A news conference convened by House Republican leaders on Thursday highlighted Republicans’ competing messages on the virus, allowing large airtime for attacks on Democrats, including House Speaker Nancy Pelosi and Biden’s administration, for not doing more to investigate whether COVID-19 arose due to a lab accident in China.

Student Jack Herrington receives a dose of a COVID-19 vaccine on the campus of the University of Memphis in Memphis, Tenn., on Thursday. Tennessee, a Republican-led state, is in the bottom 10 of U.S. states in terms of vaccination rate. (Karen Pulfer Focht/Reuters)

Eric Ward, a senior fellow at the Southern Poverty Law Center who studies extremism, blamed vaccine reluctance on “nearly a year-and-a-half of right-wing rage machine rhetoric.”

“Even conservative leaders now are having a hard time figuring out how to rein in what had primarily been a propaganda campaign, and they are now realizing their constituencies are particularly vulnerable,” he said.
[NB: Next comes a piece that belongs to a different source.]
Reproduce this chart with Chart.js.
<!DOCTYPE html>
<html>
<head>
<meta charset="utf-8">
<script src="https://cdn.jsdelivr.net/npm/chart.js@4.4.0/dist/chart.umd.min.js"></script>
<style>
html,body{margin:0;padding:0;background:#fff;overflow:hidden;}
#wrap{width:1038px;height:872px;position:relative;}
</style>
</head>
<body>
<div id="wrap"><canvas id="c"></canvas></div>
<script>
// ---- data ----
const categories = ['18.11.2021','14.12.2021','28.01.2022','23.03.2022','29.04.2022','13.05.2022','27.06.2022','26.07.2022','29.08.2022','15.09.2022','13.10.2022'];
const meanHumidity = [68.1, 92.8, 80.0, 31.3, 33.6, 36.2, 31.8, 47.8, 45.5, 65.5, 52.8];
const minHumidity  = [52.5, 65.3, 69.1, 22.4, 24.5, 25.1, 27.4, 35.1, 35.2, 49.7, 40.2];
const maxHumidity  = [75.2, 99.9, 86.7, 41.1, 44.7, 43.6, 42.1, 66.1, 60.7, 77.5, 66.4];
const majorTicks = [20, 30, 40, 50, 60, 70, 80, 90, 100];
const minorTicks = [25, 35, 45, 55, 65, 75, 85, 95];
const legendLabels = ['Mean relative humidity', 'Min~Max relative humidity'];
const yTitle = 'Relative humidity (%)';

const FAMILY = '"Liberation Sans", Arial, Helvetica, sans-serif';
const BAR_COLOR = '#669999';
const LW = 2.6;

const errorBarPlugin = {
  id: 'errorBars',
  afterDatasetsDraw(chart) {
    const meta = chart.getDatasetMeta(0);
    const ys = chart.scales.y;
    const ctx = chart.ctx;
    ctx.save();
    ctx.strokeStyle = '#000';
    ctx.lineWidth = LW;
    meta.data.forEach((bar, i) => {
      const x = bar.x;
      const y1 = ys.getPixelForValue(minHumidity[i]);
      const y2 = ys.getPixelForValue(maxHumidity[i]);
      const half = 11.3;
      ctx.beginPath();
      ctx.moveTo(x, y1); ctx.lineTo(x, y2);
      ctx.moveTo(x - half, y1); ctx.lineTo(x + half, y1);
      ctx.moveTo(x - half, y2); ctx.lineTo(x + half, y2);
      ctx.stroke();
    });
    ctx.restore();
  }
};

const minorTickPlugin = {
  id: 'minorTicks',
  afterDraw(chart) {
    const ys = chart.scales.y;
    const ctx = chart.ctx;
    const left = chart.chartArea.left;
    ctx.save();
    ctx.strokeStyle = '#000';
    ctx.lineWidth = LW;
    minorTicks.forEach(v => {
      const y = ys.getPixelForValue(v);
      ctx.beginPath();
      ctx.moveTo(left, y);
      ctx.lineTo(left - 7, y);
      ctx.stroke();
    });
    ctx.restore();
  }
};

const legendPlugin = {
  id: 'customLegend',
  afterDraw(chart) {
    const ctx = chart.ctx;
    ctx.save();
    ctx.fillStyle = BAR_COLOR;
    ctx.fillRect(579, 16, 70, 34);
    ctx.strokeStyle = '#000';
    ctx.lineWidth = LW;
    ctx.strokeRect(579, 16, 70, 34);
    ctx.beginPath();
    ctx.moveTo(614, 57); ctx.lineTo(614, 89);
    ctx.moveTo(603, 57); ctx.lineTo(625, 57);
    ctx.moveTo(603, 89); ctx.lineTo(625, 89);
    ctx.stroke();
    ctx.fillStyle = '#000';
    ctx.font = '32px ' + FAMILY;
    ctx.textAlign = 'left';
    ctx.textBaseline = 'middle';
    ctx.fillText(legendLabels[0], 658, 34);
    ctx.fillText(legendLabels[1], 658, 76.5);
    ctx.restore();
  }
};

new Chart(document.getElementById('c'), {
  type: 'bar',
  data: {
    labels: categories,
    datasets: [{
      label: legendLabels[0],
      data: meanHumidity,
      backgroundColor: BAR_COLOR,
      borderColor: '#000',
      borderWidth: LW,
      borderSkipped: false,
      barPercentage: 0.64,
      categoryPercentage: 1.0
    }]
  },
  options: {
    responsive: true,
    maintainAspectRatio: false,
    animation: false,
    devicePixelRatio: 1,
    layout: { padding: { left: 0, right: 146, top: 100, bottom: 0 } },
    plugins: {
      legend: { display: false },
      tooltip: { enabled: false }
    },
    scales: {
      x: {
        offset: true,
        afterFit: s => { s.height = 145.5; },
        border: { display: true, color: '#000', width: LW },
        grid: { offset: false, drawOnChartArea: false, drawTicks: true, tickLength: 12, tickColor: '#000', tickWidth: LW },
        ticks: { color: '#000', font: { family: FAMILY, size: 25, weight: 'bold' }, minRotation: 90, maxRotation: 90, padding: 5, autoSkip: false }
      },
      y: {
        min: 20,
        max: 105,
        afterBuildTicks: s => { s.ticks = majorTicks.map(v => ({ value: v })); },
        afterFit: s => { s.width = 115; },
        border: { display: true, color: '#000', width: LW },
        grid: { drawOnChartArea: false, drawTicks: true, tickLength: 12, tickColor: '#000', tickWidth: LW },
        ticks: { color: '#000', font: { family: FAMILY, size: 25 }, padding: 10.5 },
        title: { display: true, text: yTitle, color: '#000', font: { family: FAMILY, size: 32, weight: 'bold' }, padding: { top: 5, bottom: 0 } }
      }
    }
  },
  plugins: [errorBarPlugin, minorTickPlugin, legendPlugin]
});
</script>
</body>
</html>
While some Republicans may be using strong words to promote the vaccine, few are proposing new measures to urge vaccination, such as incentives, public information campaigns or more aggressive outreach.

“If someone hasn’t been vaccinated at this point, they’ve made that conscious decision not to,” New Hampshire Republican Gov. Chris Sununu said on Thursday. “The government’s job is to provide that open door. If you want the vaccine, here it is, nice and easy.”

Alabama Gov. Kay Ivey was more blunt Thursday, a day she said she would not mandate masks for the upcoming academic year, leaving the decision up to school districts.

“I’ve done all I know how to do,” said Ivey. “I can encourage you to do something, but I can’t make you take care of yourself.”